Your task: Work out the number of lines with "code" in them. Reply with that number and no other words.
====
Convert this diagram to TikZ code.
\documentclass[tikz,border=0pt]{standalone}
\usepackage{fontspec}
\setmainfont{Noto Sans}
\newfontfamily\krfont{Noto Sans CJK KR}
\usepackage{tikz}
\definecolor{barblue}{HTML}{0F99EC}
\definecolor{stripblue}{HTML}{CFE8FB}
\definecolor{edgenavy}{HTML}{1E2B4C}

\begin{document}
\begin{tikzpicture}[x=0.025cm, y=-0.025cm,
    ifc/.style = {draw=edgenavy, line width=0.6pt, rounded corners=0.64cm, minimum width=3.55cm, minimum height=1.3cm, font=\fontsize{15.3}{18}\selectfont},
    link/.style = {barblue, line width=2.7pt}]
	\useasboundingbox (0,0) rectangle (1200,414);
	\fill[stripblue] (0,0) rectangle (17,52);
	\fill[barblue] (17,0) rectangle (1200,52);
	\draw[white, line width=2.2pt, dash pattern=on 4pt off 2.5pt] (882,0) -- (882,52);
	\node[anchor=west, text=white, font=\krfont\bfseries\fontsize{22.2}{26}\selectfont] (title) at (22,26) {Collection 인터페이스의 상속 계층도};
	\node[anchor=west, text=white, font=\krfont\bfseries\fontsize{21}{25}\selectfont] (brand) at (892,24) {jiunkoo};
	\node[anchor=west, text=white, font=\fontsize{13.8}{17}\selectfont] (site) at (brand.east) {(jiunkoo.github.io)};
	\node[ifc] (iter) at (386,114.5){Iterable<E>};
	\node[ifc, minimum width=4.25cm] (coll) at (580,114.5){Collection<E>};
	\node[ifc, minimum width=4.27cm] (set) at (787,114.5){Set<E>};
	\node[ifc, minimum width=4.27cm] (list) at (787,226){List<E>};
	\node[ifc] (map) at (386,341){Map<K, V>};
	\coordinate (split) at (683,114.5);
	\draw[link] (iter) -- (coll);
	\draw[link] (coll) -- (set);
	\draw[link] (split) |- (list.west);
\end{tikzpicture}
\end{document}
====
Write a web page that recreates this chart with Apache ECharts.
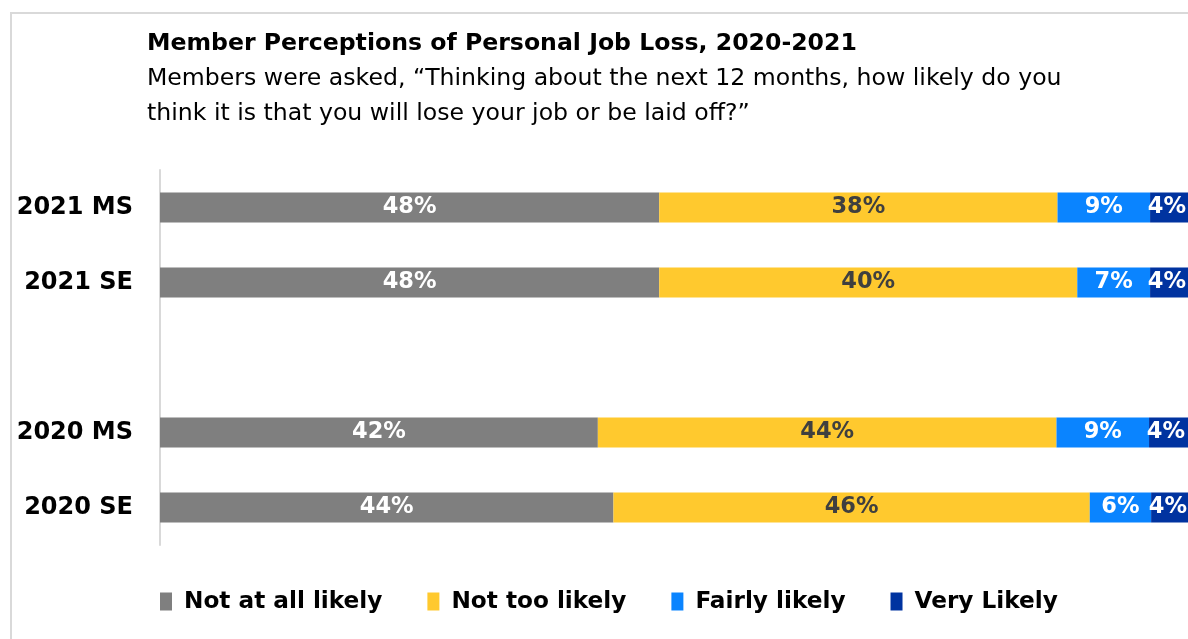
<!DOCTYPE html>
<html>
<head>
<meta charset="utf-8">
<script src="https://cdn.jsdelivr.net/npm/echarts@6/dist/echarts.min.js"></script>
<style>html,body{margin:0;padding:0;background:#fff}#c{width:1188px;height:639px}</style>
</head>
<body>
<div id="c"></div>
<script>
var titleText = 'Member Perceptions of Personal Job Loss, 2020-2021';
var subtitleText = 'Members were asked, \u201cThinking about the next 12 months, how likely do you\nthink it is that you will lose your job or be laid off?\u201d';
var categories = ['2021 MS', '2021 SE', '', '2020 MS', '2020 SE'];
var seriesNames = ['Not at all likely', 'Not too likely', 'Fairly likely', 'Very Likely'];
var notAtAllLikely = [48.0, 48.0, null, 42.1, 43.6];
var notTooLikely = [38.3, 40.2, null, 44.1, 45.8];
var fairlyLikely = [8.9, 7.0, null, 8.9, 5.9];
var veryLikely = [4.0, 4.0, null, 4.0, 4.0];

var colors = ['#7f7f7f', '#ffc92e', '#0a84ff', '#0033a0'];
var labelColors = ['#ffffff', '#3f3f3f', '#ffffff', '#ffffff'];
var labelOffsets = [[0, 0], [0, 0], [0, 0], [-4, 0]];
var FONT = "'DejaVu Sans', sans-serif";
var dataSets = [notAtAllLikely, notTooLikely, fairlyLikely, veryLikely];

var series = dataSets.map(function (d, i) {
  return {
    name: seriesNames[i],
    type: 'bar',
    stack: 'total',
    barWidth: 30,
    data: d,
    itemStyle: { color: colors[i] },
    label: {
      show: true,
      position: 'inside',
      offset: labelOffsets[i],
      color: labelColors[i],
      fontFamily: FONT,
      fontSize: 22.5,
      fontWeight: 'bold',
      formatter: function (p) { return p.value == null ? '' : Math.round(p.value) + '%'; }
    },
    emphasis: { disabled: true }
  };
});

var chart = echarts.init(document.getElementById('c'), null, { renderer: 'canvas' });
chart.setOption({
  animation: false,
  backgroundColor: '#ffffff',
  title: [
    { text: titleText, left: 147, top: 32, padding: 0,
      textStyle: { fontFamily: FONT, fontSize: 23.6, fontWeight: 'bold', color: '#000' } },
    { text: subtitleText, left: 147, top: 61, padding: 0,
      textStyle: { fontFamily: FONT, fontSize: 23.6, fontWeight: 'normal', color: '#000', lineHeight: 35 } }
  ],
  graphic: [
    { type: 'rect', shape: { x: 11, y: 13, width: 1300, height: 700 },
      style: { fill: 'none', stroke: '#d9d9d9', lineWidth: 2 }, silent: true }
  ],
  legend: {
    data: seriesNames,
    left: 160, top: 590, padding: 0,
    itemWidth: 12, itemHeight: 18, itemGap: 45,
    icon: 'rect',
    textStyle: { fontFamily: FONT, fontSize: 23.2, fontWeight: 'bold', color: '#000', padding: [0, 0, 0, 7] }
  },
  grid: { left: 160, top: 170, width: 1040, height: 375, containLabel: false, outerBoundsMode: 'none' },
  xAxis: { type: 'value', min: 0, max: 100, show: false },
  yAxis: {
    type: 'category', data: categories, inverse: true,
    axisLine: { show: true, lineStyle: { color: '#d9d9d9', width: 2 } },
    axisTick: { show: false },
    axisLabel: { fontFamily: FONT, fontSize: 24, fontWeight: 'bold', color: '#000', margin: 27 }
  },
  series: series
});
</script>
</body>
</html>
====
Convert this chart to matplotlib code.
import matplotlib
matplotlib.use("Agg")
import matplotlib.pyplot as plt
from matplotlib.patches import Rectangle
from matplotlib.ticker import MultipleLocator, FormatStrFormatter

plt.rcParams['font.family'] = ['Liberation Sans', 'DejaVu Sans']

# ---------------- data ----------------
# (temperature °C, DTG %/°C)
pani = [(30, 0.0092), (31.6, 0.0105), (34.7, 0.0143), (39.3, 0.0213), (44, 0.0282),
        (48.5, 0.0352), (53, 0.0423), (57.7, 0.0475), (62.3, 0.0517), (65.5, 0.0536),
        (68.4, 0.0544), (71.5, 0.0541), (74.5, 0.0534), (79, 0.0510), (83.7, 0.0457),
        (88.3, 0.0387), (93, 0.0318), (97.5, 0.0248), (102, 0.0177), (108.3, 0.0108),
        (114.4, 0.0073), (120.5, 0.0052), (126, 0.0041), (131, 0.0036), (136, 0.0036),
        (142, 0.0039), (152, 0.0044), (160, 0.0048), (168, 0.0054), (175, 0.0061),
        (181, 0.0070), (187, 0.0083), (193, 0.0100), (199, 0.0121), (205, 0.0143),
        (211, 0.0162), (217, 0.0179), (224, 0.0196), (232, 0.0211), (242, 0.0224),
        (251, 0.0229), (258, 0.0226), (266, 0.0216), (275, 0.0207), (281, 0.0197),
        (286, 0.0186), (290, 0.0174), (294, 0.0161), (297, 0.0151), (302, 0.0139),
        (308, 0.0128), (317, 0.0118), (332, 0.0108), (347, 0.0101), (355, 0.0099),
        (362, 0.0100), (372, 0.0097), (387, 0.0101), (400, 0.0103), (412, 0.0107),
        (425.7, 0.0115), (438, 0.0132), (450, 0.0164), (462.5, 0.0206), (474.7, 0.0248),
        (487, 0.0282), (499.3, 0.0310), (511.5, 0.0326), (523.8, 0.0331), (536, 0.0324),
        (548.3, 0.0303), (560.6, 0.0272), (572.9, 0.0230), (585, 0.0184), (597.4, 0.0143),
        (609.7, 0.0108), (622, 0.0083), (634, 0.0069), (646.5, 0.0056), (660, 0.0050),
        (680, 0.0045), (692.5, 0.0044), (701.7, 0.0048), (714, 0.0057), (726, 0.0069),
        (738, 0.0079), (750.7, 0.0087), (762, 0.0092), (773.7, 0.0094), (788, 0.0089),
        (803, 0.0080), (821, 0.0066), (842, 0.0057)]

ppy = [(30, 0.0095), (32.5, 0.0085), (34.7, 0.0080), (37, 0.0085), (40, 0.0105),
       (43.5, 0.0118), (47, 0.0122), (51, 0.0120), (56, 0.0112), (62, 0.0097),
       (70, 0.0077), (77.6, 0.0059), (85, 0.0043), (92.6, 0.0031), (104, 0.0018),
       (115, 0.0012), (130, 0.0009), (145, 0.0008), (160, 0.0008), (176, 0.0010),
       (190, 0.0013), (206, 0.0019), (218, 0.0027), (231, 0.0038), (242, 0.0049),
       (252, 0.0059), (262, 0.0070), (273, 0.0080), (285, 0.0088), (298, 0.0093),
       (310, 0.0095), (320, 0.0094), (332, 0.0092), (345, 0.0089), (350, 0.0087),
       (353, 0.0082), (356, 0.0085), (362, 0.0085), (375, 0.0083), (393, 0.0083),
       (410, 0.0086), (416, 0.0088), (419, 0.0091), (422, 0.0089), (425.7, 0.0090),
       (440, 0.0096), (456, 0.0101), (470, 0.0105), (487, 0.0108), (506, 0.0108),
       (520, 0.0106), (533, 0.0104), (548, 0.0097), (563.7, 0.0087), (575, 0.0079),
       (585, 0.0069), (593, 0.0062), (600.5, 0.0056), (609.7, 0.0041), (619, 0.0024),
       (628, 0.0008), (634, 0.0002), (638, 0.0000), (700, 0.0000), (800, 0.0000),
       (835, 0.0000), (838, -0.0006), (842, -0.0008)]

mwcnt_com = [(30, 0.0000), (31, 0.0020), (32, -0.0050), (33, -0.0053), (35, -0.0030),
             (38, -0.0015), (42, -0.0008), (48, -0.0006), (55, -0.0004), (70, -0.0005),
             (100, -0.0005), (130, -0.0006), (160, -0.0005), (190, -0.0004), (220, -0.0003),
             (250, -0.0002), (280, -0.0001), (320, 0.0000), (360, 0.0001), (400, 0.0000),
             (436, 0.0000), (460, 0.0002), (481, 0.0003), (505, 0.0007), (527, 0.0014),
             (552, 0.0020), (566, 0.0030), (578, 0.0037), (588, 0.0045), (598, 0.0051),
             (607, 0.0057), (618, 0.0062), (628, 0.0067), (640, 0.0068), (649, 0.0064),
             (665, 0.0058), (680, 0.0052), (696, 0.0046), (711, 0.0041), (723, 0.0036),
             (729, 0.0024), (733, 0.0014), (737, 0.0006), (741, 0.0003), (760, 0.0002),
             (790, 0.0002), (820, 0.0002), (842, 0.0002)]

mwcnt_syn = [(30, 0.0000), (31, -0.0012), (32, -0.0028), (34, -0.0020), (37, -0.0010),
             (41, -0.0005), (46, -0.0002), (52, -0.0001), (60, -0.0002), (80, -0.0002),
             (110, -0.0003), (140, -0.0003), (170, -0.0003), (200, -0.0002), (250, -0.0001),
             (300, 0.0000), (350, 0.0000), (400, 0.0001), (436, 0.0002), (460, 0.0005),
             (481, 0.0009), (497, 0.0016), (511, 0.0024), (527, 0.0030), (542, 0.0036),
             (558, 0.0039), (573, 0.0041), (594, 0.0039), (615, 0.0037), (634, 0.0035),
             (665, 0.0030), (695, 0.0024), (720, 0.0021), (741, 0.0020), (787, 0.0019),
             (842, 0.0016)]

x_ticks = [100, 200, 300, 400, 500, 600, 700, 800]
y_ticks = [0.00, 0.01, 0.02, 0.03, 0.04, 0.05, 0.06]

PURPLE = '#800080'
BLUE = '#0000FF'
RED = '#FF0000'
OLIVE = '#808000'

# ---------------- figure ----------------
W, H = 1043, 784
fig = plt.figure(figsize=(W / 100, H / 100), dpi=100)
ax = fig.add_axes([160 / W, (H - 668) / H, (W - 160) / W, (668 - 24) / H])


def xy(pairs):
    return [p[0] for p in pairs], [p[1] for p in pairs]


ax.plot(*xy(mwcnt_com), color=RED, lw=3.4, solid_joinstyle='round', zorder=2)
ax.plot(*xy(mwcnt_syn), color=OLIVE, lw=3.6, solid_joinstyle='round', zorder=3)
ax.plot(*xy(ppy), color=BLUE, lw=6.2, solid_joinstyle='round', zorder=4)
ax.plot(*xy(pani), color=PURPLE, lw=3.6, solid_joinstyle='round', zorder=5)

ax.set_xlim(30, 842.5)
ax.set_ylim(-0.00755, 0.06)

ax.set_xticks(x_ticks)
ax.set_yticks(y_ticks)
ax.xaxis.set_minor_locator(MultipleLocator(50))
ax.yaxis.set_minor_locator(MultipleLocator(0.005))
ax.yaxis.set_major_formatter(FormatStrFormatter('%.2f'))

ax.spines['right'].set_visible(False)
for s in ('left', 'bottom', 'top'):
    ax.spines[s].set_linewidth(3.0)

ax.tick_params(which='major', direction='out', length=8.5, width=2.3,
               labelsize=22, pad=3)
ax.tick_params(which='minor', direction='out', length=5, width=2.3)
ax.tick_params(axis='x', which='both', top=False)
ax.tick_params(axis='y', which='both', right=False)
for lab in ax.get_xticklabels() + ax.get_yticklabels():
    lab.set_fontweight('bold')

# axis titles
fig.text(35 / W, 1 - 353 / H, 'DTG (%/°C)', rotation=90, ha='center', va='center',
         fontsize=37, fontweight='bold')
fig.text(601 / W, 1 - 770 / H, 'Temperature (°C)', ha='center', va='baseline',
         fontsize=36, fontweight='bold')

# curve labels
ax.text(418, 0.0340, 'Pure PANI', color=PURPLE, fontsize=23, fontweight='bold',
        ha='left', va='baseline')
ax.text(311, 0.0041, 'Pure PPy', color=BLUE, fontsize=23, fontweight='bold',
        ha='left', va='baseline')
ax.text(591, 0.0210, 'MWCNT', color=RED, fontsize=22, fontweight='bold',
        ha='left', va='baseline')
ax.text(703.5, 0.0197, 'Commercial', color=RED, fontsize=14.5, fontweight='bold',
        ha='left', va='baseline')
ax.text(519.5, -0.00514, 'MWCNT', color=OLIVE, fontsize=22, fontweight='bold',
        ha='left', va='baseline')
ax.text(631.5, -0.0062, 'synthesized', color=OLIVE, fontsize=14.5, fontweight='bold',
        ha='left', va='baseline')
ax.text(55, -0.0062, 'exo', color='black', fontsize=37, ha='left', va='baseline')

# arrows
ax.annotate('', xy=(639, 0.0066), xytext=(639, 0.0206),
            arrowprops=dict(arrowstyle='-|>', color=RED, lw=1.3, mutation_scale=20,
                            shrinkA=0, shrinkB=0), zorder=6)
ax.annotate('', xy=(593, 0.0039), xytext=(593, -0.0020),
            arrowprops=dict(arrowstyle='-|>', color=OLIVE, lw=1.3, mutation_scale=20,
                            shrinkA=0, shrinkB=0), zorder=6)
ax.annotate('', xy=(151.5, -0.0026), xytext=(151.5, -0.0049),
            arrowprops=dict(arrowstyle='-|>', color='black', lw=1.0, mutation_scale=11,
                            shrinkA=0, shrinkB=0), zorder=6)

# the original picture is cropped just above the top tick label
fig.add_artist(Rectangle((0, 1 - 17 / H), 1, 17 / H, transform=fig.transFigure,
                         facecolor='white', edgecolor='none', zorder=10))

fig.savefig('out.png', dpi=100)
====
Answer to the exercise: 2